今晚,我睡不著。
由於社會現實的污梁日趨嚴重,我胸前的警示燈已轉變成了紅色,體內的文學庫存量只足以支持十一分鐘。
也許是因為十一月到了,冬天來了。總之,今晚,我睡不著。
十一月是一個適合拾筆的時節,因為過了這一個月我就會老到一種再也無法做白日夢的地步。當老媽頻繁地更新她的臉書,當老爸寫來的信比我的心境還要有文學氣息時,我發現這四個月裡這世界起了很大的變化,而這些變化是很有問題的。老爸還有Bee
Gee's週和Simon and
Garfunkel週,我只有十一個"病人又死了"週。意思是他們開始做我一直在做的事情,而我也開始做他們一直在做的事情。

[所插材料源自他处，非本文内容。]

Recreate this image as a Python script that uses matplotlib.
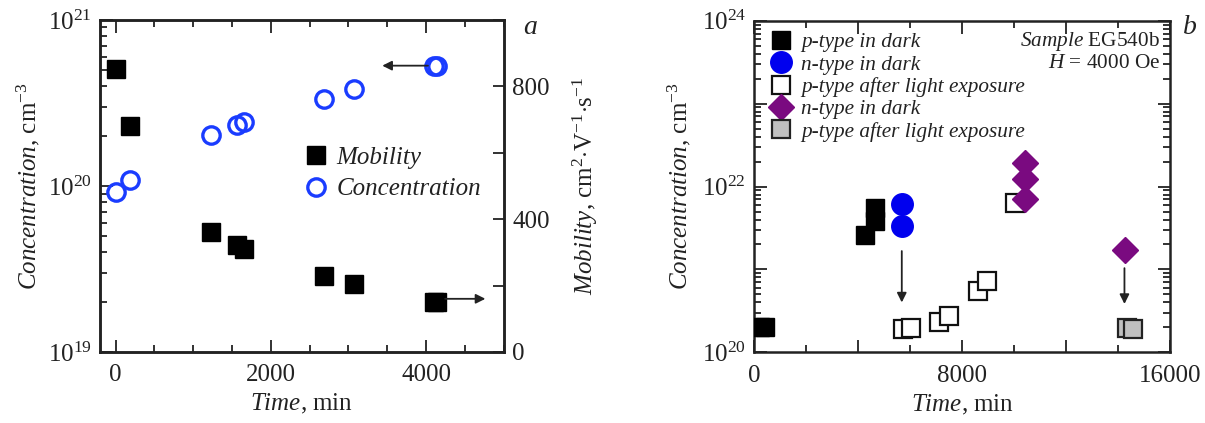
import math
import matplotlib.pyplot as plt
from matplotlib.lines import Line2D
from matplotlib.ticker import LogLocator, NullFormatter, FixedLocator, FuncFormatter

plt.rcParams['font.family'] = 'Liberation Serif'
plt.rcParams['mathtext.fontset'] = 'custom'
plt.rcParams['mathtext.rm'] = 'Liberation Serif'
plt.rcParams['mathtext.it'] = 'Liberation Serif:italic'
plt.rcParams['text.color'] = '#222222'
plt.rcParams['axes.labelcolor'] = '#222222'
plt.rcParams['xtick.color'] = '#222222'
plt.rcParams['ytick.color'] = '#222222'

# panel a
time_a = [0, 180, 1230, 1560, 1655, 2680, 3075, 4100, 4140]
conc_a = [9.2e19, 1.08e20, 2.04e20, 2.32e20, 2.44e20, 3.36e20, 3.86e20, 5.3e20, 5.3e20]
mob_a = [851, 681, 362, 321, 309, 228, 204, 151, 151]

# panel b
p_dark_t = [220, 410, 4260, 4650, 4650]
p_dark_c = [2.0e20, 2.05e20, 2.6e21, 3.8e21, 5.5e21]
n_dark_t = [5700, 5700]
n_dark_c = [6.2e21, 3.3e21]
p_light_t = [5740, 6020, 7120, 7510, 8590, 8970, 10050]
p_light_c = [1.9e20, 1.95e20, 2.35e20, 2.75e20, 5.5e20, 7.2e20, 6.3e21]
n_dark2_t = [10400, 10400, 10400, 14270]
n_dark2_c = [1.94e22, 1.22e22, 7.0e21, 1.7e21]
p_light2_t = [14340, 14590]
p_light2_c = [1.95e20, 1.9e20]

fs = 18
lfs = 15.3
fig = plt.figure(figsize=(12.05, 4.23), dpi=100)
ax = fig.add_axes([0.083, 0.168, 0.335, 0.785])
ax2 = ax.twinx()
bx = fig.add_axes([0.626, 0.167, 0.345, 0.784])

for a in (ax, ax2, bx):
    for s in a.spines.values():
        s.set_linewidth(1.8)
        s.set_color('#222222')

# ---- panel a ----
ax.plot(time_a, conc_a, 'o', ms=12.5, mfc='none', mec='#1a3cff', mew=2.4, zorder=3)
ax2.plot(time_a, mob_a, 's', ms=12.5, color='k', zorder=3)
ax.set_yscale('log')
ax.set_ylim(1e19, 1e21)
ax.set_xlim(-200, 5000)
ax2.set_ylim(0, 1000)
ax.set_xticks([0, 2000, 4000])
ax.xaxis.set_minor_locator(FixedLocator(range(0, 5001, 500)))
ax.yaxis.set_minor_locator(LogLocator(base=10, subs=range(2, 10)))
ax.yaxis.set_minor_formatter(NullFormatter())
ax.tick_params(which='both', direction='in', top=True, right=False, labelsize=fs, width=1.3)
ax.tick_params(which='major', length=9, pad=6)
ax.tick_params(axis='x', which='major', pad=9)
ax.tick_params(which='minor', length=5)
ax2.set_yticks([0, 200, 400, 600, 800, 1000])
ax2.set_yticklabels(['0', '', '400', '', '800', ''])
ax2.tick_params(direction='in', length=8, width=1.3, labelsize=fs, pad=6)

ax.set_xlabel(r'$\it{Time}$, min', fontsize=fs, labelpad=4)
ax.set_ylabel(r'$\it{Concentration}$, cm$^{-3}$', fontsize=fs, labelpad=4)
ax2.set_ylabel(r'$\it{Mobility}$, cm$^2$$\cdot$V$^{-1}$$\cdot$s$^{-1}$', fontsize=fs, labelpad=15)

ax.annotate('', xy=(3400, 5.3e20), xytext=(4060, 5.3e20),
            arrowprops=dict(arrowstyle='-|>', color='#222222', lw=1.3, mutation_scale=14))
ax2.annotate('', xy=(4800, 160), xytext=(4210, 160),
             arrowprops=dict(arrowstyle='-|>', color='#222222', lw=1.3, mutation_scale=14))

handles_a = [Line2D([], [], ls='none', marker='s', ms=12.5, color='k'),
             Line2D([], [], ls='none', marker='o', ms=12.5, mfc='none', mec='#1a3cff', mew=2.4)]
ax2.legend(handles_a, ['Mobility', 'Concentration'], loc='center left', bbox_to_anchor=(0.505, 0.537),
           frameon=False, borderpad=0, borderaxespad=0, handlelength=1.0, handletextpad=0.3,
           labelspacing=0.35, prop={'style': 'italic', 'size': fs})
fig.text(0.44, 0.934, 'a', fontsize=fs + 2, style='italic', ha='center', va='center')

# ---- panel b ----
bx.plot(p_dark_t, p_dark_c, 's', ms=13, color='k', zorder=3)
bx.plot(n_dark_t, n_dark_c, 'o', ms=15.5, color='#0000ee', zorder=3)
bx.plot(p_light_t, p_light_c, 's', ms=13, mfc='white', mec='#111111', mew=1.6, zorder=3)
bx.plot(n_dark2_t, n_dark2_c, 'D', ms=13.5, color='#7a0a80', zorder=4)
bx.plot(p_light2_t, p_light2_c, 's', ms=13, mfc='#c0c0c0', mec='#222222', mew=1.6, zorder=3)
bx.set_yscale('log')
bx.set_ylim(1e20, 1e24)
bx.set_xlim(0, 16000)
bx.set_xticks([0, 4000, 8000, 12000, 16000])
bx.set_xticklabels(['0', '', '8000', '', '16000'])
bx.xaxis.set_minor_locator(FixedLocator(range(0, 16001, 2000)))
bx.yaxis.set_major_locator(LogLocator(base=10, numticks=10))
bx.yaxis.set_major_formatter(FuncFormatter(
    lambda v, p: r'$10^{%d}$' % round(math.log10(v)) if round(math.log10(v)) % 2 == 0 else ''))
bx.yaxis.set_minor_locator(LogLocator(base=10, subs=range(2, 10), numticks=10))
bx.yaxis.set_minor_formatter(NullFormatter())
bx.tick_params(which='both', direction='in', top=True, right=True, labelsize=fs, width=1.3)
bx.tick_params(which='major', length=9, pad=6)
bx.tick_params(axis='x', which='major', pad=9)
bx.tick_params(which='minor', length=5)
bx.set_xlabel(r'$\it{Time}$, min', fontsize=fs, labelpad=4)
bx.set_ylabel(r'$\it{Concentration}$, cm$^{-3}$', fontsize=fs, labelpad=6)

bx.annotate('', xy=(5675, 3.7e20), xytext=(5675, 1.8e21),
            arrowprops=dict(arrowstyle='-|>', color='#222222', lw=1.3, mutation_scale=14))
bx.annotate('', xy=(14245, 3.55e20), xytext=(14245, 1.12e21),
            arrowprops=dict(arrowstyle='-|>', color='#222222', lw=1.3, mutation_scale=14))

handles_b = [Line2D([], [], ls='none', marker='s', ms=13, color='k'),
             Line2D([], [], ls='none', marker='o', ms=15.5, color='#0000ee'),
             Line2D([], [], ls='none', marker='s', ms=13, mfc='white', mec='#111111', mew=1.6),
             Line2D([], [], ls='none', marker='D', ms=13.5, color='#7a0a80'),
             Line2D([], [], ls='none', marker='s', ms=13, mfc='#c0c0c0', mec='#222222', mew=1.6)]
labels_b = ['p-type in dark', 'n-type in dark', 'p-type after light exposure',
            'n-type in dark', 'p-type after light exposure']
bx.legend(handles_b, labels_b, loc='center left', bbox_to_anchor=(0.038, 0.80),
          frameon=False, borderpad=0, borderaxespad=0, handlelength=1.0, handletextpad=0.45,
          labelspacing=0.12, handleheight=0.7, prop={'style': 'italic', 'size': lfs})
bx.text(0.976, 0.936, r'$\it{Sample}$ EG540b', transform=bx.transAxes, fontsize=lfs,
        ha='right', va='center')
bx.text(0.976, 0.872, r'$\it{H}$ = 4000 Oe', transform=bx.transAxes, fontsize=lfs,
        ha='right', va='center')
fig.text(0.9875, 0.934, 'b', fontsize=fs + 2, style='italic', ha='center', va='center')

fig.savefig('out.png', dpi=100)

這只不過是預期中的階段性的變化,通俗一點說,就像是毛毛蟲變成蝴蝶般,噢,這比喻爛透了。當一個考了五年車的人終於考到牌開始開了幾個月的車,很多人一定會覺得這當中是有很多事情可以書寫的,其實沒有,除了發現過去五年只是在書寫學車這回事而不是開車這回事之外。
會擦去鍵盤上的油漬坐下來寫這篇文章,是因為下面那篇文章的留言數已不知不覺累積到九十三,這種感覺就像看到水滾到快要滿出來時趕緊衝過去把瓦斯關掉,如此而已。
我一直以為一個人能散發出光明,是因為他經歷過黑暗,所以我自作聰明地縱身一躍,跳進個萬丈深坑裡,在半空之中愛慕虛榮地幻想著爬出來時要如何向他人炫耀自己的英勇,幾個月過去了才發現自己根本都還沒到底,掙扎只是讓自己墜落得更快,才驚覺自己會有很長的一段時間要在黑暗中渡過,可能一輩子都爬不出來了。我開始感到害怕和沮喪,我開始失眠,開始對數字感到焦慮,我一直在想我的病人的白血球總數到底是趨近於二十五還是十一點六。當我照鏡子時我發現我和林韋地很久沒聯絡了不大熟,鏡子裡只有一個十四五歲彷徨失措的小鬼。
好吧,我承認我也曾為病人死了而感到難過,但也只有一次而已,我很堅強的,堅強的理由是因為我大徹大悟病人死了這種事真的是多多益善,首先是要看的病人數目減少了,工作量輕鬆點,再來有搶填死亡證明書的機會,每寫一張可額外獲得七十三鎊五毛。只要他們不要在我快要下班時病危拉警報即可,因為這會延遲我的下班時間,這年頭加班可不加人工的,快要破產的英國政府告訴我們準時下班不要超時是每位醫生應有的責任。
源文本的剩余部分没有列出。